Sadly the awkward camera system remains. At numerous points you’ll find the camera unwilling to flick to a position where you can see exactly where you want to jump next, leaving you hoping that your jump is lined up perfectly, rather than gliding through the air with confidence. It’s certainly not game breaking, but it does drag the enjoyment factor down a touch.
Plus, Lara still thoroughly remains an individual with restrictions. While one wall is one that she will happily clamber up, another virtually identical option is one she’ll refuse to traverse. And when Lara flatly refuses to hop waist high boulders, you’ll find yourself cursing the strict level design.

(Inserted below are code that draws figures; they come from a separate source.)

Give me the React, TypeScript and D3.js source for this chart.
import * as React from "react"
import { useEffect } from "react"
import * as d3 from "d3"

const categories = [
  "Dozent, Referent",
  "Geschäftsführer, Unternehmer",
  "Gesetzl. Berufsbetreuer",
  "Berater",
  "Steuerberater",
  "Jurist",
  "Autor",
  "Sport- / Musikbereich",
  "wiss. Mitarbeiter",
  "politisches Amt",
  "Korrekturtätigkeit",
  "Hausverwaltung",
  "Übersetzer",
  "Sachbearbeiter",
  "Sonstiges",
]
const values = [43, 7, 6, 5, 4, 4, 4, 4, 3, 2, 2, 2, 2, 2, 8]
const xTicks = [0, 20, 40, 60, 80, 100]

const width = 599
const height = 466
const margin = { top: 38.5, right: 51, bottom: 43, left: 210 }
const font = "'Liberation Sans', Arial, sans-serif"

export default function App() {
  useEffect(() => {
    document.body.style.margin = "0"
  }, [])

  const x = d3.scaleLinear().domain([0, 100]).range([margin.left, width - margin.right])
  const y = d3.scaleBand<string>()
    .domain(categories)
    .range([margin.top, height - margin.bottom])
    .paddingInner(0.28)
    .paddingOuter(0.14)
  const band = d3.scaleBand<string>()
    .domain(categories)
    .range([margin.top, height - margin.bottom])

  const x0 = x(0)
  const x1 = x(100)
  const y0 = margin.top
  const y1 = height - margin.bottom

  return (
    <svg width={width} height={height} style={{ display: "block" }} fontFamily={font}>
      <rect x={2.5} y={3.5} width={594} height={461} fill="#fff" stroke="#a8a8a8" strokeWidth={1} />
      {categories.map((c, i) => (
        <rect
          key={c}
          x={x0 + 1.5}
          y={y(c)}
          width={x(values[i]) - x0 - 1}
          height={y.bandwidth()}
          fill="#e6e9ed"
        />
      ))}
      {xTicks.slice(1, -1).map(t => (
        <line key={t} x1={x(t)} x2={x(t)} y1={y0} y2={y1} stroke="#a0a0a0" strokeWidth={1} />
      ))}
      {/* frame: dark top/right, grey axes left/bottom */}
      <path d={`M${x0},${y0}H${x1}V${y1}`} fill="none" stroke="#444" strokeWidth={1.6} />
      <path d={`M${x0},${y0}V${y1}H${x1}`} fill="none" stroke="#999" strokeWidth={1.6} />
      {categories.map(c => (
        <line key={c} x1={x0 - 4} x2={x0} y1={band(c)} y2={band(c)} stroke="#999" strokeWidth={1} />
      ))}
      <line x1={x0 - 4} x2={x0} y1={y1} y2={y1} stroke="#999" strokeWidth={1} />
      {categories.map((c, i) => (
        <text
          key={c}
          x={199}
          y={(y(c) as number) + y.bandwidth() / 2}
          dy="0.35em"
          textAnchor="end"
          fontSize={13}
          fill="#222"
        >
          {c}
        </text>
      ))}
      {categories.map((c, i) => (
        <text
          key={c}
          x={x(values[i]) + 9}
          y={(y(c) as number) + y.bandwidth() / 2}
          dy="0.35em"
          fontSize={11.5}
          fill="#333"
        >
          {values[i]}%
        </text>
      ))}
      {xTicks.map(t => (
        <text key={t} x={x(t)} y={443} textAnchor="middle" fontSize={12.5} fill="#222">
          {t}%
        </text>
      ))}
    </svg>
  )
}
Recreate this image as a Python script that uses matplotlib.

It’s not exclusively about exploration as combat continues to make its awkward presence shown. The combat itself is little more than target, fire, and repeat until dead. Enemy AI is universally daft, with seeking cover something they seem astonishingly reluctant to do, even when being blasted in the head.
It might pack the kind of flaws that can see you toss your controller in frustration, but this is classic tomb raiding back to a very high standard.
It’s a long way from perfect, and certainly a step behind the fantastic Uncharted, but Lara still manages to tempt us to send her leaping and grabbing her way through another batch of underground tombs.